Çin artık ABD'yi hesaba katmıyor
NRC Handelsblad, Çin'in ticaret savaşı konusunda yakın zamanda bir uzlaşıya varılmasını beklemediğini ileri sürüyor:
“Kendi para birimi yuanın devalüasyonu, Çin'de uzun süre tabuydu. Ülke böyle bir müdahaleyi siyasi gerekçelerle, Çin'in sorumluluk sahibi uluslararası bir partner imajına zarar veren bir yaklaşım olarak gördü. Üstelik Çin yıllardır yurtiçi tüketimi canlandırmak ve Amerika ile sağlıklı bir ticaret dengesi tutturmak arzusunda. Oysa çözüm devalüasyon değil.

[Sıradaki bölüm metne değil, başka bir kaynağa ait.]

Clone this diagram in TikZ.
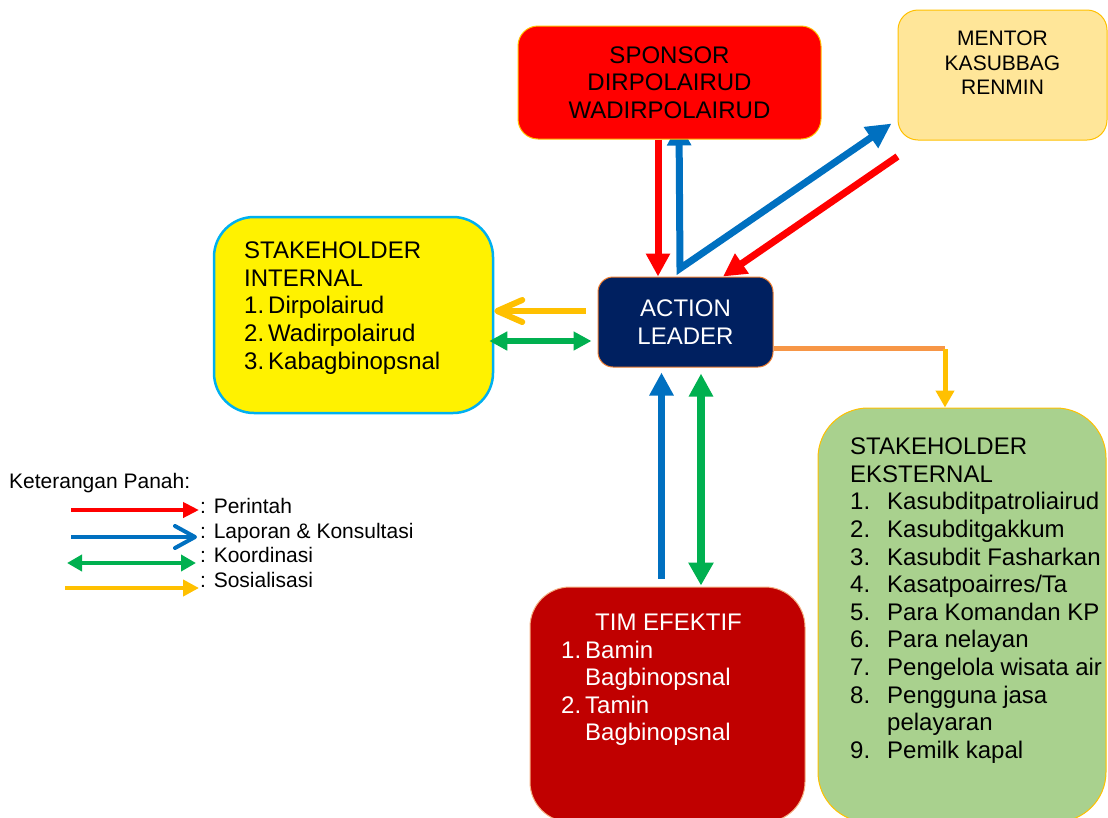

Çin, ticaret savaşını hızla sona erdirilebileceğine inanmıyorsa diğer ticaret ortaklarıyla ilişkilerini derinleştirmeyi sürdürecektir. ... Herkesin endişe ettiği Amerika ile Çin ekonomilerinin birbirinden ayrılması süreci, daha şimdiden başlamış durumda.”
Amerikan başkanı dizginleri einden kaçırdı
Trump, bundan bir yıl önce Çin ile tutuştuğu ticaret savaşının dizginlerini artık elinden kaçırdı, diyor Večernji list:
“Dünya ekonomik anlamda yeni bir düzene kavuşmaya başladı ve Trump'ın bir yıl önce ek gümrük vergilerinin yürürlüğe konmasıyla başlattığı süreç, mevcut statükoyu temelden sarstı. Başkan Trump her ne kadar ticaret savaşlarını, sonunda hep kazandığı için sevdiğini ileri sürse de asıl önemli soru, gerçekte nelerin olacağı ve her şeyin nasıl sona ereceği. Ne yazık ki bu ekonomik çatışmanın gerçek bir silahlı savaş kadar büyük bir zararla sonuçlanma ihtimali var. Ancak bu durumda yıkımın kaynağı patlayan bombalar değil büyük ekonomik daralmalar ve 2008 krizini gölgede bırakacak ekonomik krizler olacaktır.”